WHAT YOU ARE ASKED TO DO: Write out the entries below exactly, starting at the first line and stopping after the line that contains "Arial, Helvetica, sans-serif';"; skip all pictures.

══ RECORD EXCERPTS

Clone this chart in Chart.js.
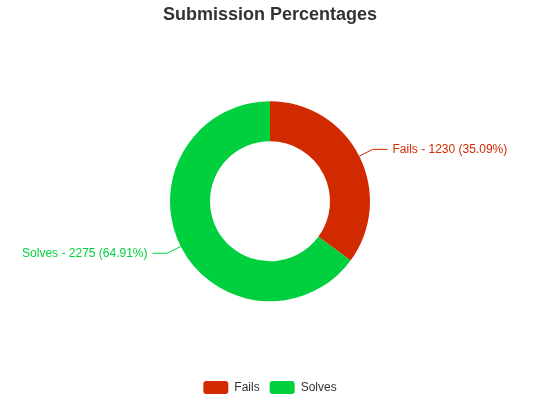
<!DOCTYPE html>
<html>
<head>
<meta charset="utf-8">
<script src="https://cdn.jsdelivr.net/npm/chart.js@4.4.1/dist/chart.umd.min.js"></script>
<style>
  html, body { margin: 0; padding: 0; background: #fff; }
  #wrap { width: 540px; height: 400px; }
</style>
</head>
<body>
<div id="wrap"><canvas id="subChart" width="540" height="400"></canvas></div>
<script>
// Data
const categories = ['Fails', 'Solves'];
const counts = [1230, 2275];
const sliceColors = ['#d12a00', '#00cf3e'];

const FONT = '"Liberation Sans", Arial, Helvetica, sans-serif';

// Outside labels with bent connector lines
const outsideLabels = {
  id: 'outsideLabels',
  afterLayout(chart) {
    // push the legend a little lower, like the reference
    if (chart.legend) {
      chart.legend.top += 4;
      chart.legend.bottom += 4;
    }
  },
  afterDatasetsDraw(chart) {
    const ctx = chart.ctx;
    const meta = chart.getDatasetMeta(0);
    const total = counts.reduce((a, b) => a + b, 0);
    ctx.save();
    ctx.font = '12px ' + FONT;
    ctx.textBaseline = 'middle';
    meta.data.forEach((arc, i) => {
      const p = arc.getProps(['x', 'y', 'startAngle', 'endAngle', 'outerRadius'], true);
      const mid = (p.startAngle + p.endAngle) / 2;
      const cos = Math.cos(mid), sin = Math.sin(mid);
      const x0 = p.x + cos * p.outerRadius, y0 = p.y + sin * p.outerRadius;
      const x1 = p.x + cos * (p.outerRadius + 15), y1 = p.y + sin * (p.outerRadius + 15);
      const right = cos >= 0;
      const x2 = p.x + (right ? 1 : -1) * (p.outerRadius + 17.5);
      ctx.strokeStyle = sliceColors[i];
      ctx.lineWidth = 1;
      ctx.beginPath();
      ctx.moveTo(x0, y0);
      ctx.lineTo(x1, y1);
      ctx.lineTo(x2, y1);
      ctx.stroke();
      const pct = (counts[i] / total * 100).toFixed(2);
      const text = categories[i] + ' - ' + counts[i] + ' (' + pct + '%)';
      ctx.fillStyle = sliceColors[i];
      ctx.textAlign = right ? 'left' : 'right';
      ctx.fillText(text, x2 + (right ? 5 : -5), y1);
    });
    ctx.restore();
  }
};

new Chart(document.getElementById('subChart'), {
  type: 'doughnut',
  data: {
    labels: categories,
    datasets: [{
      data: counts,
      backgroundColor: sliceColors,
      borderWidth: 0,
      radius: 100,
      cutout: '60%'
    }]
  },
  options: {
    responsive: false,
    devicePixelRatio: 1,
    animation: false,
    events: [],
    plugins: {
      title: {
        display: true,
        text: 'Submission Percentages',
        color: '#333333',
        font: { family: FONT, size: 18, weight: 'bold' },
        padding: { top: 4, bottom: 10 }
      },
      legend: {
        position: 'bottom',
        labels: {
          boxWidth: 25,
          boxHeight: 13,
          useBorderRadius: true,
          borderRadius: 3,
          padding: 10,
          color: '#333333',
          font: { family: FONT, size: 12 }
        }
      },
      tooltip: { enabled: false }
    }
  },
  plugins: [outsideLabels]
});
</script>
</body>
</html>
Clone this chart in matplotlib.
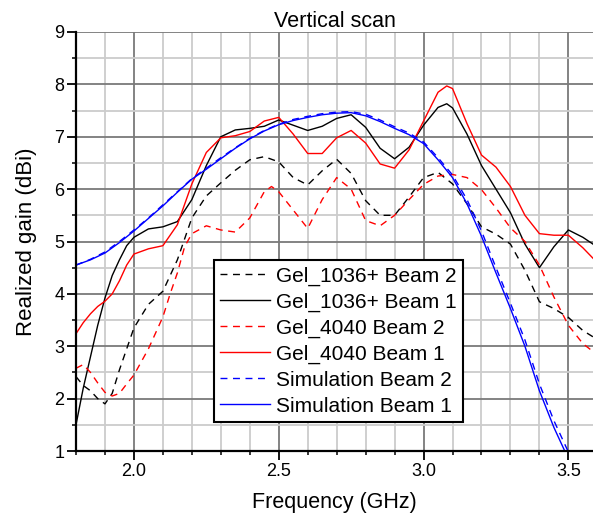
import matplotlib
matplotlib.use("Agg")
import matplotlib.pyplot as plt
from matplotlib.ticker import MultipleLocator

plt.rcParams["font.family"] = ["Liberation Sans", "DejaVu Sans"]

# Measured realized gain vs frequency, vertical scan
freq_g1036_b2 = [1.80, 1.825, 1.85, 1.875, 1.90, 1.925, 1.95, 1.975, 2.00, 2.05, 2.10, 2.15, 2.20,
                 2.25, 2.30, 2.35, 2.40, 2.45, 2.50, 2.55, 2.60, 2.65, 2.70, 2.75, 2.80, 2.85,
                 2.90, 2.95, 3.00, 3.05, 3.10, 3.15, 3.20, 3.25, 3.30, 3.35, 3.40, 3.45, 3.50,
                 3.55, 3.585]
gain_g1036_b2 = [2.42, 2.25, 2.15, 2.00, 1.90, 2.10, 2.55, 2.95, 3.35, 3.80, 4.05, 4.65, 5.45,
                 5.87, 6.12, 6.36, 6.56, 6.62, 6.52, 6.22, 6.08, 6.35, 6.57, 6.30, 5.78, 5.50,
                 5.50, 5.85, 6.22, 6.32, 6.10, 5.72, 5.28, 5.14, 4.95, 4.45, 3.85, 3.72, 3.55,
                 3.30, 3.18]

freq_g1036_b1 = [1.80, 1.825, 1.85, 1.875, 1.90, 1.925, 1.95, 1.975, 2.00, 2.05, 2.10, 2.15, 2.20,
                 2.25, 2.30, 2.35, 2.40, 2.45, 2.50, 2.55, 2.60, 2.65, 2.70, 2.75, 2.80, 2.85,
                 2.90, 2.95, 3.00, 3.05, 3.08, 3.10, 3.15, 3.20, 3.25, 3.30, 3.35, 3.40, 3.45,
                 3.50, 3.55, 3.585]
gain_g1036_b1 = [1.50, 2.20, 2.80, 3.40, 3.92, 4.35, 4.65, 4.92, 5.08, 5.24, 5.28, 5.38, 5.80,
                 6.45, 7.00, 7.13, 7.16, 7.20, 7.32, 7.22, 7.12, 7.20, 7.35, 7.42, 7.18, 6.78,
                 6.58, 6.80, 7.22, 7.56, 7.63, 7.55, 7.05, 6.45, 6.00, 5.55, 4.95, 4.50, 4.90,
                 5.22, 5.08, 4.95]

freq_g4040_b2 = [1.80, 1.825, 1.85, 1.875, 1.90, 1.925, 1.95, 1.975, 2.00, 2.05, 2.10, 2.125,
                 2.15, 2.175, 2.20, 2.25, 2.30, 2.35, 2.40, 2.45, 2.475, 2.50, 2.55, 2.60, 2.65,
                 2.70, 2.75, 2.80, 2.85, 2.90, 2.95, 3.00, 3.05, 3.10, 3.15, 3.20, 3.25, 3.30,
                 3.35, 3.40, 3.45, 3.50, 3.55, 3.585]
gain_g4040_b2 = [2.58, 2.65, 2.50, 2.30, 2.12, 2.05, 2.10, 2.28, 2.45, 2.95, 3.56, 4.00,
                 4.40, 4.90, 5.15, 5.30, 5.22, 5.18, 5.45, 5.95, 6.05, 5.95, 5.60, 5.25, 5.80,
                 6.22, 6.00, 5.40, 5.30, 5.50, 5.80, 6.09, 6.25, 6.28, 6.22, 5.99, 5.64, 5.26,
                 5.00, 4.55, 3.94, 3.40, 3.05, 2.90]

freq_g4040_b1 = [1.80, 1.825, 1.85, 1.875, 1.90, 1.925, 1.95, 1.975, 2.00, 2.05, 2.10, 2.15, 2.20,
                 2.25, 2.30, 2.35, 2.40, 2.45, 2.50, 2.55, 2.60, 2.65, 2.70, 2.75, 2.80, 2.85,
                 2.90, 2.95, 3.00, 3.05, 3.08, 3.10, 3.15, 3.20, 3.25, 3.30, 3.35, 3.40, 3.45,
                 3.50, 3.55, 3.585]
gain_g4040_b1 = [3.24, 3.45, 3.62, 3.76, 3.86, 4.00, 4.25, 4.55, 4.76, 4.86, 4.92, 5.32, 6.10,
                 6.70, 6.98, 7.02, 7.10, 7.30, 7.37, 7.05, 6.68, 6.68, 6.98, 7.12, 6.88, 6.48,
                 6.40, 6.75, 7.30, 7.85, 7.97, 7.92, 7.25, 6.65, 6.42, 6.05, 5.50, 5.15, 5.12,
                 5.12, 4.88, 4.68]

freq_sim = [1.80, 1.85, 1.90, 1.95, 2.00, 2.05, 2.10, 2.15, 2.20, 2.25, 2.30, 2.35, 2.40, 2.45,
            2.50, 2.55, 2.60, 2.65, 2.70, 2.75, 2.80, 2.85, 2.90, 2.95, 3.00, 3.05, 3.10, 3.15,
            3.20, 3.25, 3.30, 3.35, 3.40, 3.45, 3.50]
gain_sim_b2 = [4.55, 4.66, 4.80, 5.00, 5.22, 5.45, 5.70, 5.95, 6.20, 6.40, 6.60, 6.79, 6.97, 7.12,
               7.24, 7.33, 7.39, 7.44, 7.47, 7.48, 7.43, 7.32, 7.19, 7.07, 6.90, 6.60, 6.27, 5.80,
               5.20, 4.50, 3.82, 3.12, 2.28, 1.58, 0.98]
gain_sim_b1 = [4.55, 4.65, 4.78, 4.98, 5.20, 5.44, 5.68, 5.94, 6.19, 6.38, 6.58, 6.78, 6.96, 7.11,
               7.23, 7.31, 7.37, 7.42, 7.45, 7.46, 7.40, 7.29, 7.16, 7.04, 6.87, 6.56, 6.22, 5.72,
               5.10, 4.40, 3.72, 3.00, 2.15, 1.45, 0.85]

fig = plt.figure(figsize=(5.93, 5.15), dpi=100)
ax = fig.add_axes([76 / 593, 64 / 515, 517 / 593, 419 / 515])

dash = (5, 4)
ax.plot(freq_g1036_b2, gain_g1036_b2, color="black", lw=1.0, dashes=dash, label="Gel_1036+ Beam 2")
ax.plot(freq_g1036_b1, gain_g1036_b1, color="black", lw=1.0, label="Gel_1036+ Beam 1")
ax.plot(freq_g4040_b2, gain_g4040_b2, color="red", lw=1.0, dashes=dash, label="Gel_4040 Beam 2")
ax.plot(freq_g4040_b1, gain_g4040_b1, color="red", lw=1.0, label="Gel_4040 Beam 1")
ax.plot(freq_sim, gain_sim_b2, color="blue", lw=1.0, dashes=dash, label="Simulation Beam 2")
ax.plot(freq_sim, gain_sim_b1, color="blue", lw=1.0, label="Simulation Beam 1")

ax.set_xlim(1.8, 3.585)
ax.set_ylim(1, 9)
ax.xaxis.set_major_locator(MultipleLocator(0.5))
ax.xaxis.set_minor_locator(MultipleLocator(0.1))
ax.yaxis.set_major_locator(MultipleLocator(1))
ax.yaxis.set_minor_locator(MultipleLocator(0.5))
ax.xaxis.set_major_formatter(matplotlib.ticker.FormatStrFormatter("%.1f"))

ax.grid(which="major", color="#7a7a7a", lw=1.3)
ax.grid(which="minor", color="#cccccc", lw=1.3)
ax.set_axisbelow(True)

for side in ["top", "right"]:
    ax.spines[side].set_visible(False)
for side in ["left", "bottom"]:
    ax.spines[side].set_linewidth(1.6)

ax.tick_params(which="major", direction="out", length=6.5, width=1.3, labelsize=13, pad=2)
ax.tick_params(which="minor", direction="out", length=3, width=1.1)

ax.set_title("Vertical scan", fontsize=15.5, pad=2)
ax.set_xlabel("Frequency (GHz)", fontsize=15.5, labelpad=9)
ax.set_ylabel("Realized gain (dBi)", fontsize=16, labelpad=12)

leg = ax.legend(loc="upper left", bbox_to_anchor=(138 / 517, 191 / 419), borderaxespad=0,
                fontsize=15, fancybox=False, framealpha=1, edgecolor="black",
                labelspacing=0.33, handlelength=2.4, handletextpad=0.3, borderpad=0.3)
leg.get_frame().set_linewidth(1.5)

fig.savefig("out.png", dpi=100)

════

PROBLEM SOLUTION:
Clone this chart in Chart.js.
<!DOCTYPE html>
<html>
<head>
<meta charset="utf-8">
<script src="https://cdn.jsdelivr.net/npm/chart.js@4.4.1/dist/chart.umd.min.js"></script>
<style>
  html, body { margin: 0; padding: 0; background: #fff; }
  #wrap { width: 540px; height: 400px; }
</style>
</head>
<body>
<div id="wrap"><canvas id="subChart" width="540" height="400"></canvas></div>
<script>
// Data
const categories = ['Fails', 'Solves'];
const counts = [1230, 2275];
const sliceColors = ['#d12a00', '#00cf3e'];

const FONT = '"Liberation Sans", Arial, Helvetica, sans-serif';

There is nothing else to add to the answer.